Councillor Leo Meloche questioned whether the business community should be consulted about types of signage but Miceli said efforts were made with only 20 of 211 businesses coming out to meetings.

“To be quite honest, we’ve had poor representation from the business community,” he said.

Councillor Diane Pouget agreed with the moratorium, saying the town spent “a lot of money” for a consultant to create the guidelines. She added past signage have created potential legal issues.

“Council has been cautioned several times by legal regarding signage and how it is distracting to drivers,” she said.

However, Councillor Rick Fryer reminded council that Bondy and Bailey’s request came before council at the May 14 meeting and was deferred due to council wanting more information.

“If Mr. Bondy was here, it would have been dealt with two weeks ago,” said Fryer.

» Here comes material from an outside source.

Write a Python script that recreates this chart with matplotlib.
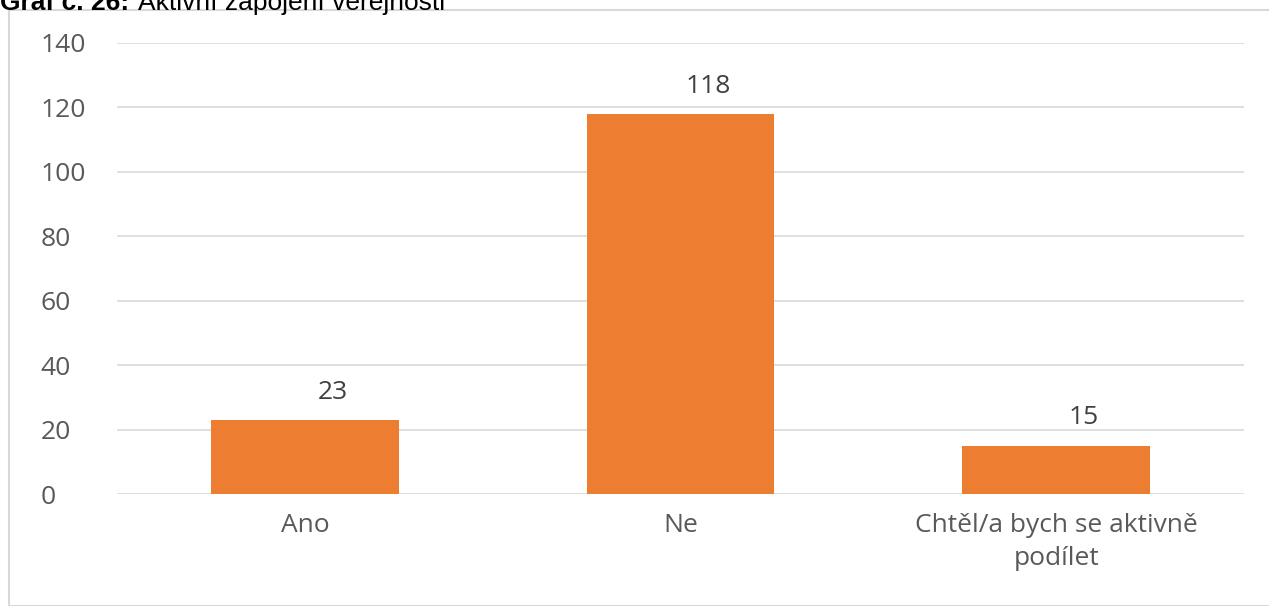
import matplotlib.pyplot as plt
import numpy as np
from matplotlib.patches import Rectangle

# data
categories = ['Ano', 'Ne', 'Chtěl/a bych se aktivně\npodílet']
values = [23, 118, 15]
yticks = [0, 20, 40, 60, 80, 100, 120, 140]

fig = plt.figure(figsize=(12.69, 6.06), dpi=100)

# chart frame (light gray border)
fig.patches.append(Rectangle((9 / 1269, 0), 1.0, 1 - 10 / 606, transform=fig.transFigure,
                             fill=False, edgecolor='#d9d9d9', linewidth=1.5, zorder=0))

# title, partly cut at the top like the original
fig.text(0.0, 1 - 10 / 606, 'Graf č. 26:', fontsize=19, fontweight='bold',
         family='Liberation Sans', va='baseline', ha='left')
fig.text(138 / 1269, 1 - 10 / 606, 'Aktivní zapojení veřejnosti', fontsize=19,
         family='Liberation Sans', va='baseline', ha='left')

ax = fig.add_axes([117 / 1269, 1 - 494 / 606, (1244 - 117) / 1269, (494 - 43) / 606])
x = np.arange(len(categories))
ax.bar(x, values, width=0.5, color='#ED7D31', zorder=2)

ax.set_xlim(-0.5, 2.5)
ax.set_ylim(0, 140)
ax.set_yticks(yticks)
ax.yaxis.grid(True, color='#d9d9d9', linewidth=1.2, zorder=0)
ax.set_axisbelow(True)
for s in ax.spines.values():
    s.set_visible(False)

ax.set_xticks(x)
ax.set_xticklabels(categories, family='Open Sans', fontsize=19, color='#595959',
                   linespacing=1.4)
ax.tick_params(axis='x', length=0, pad=14)
ax.tick_params(axis='y', length=0, pad=55, labelsize=19, labelcolor='#595959')
for lbl in ax.get_yticklabels():
    lbl.set_family('Open Sans')
    lbl.set_horizontalalignment('left')

for xi, v in zip(x, values):
    ax.annotate(str(v), (xi, v), xytext=(20, 20), textcoords='offset points',
                ha='center', va='center', fontsize=19, color='#404040', family='Open Sans')

fig.savefig('out.png', dpi=100)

Councillor Joan Courtney agreed with Fryer in that the matter would have been dealt with May 14 if Bondy had been asked to attend the meeting. She believed it would be unfair to Bondy and Bailey to put a moratorium in place before dealing with their sign request “but it should end here.”

Courtney said future requests should be subject to the moratorium.

Bondy indicated they are willing to work with the town.

“We’re willing to do what you guys want us to do,” he told town council.

Bondy added the proposed sign is attractive.

“It’s nothing grotesque,” he said. “It’s neat, it’s clean, it’s simple.”

Pouget said the town is trying to eliminate sign pollution and that if exemptions keep getting granted, it “defeats the purpose” of trying to come up with urban design guidelines.

Miceli said a report on urban design guidelines could come before town council in July.

“It’s about creating a sense of place in Amherstburg,” he emphasized. “It’s not about preventing signs.”

The area covered by the moratorium stretches from Texas Road to Lowes Side Road and from Meloche Road to the water’s edge.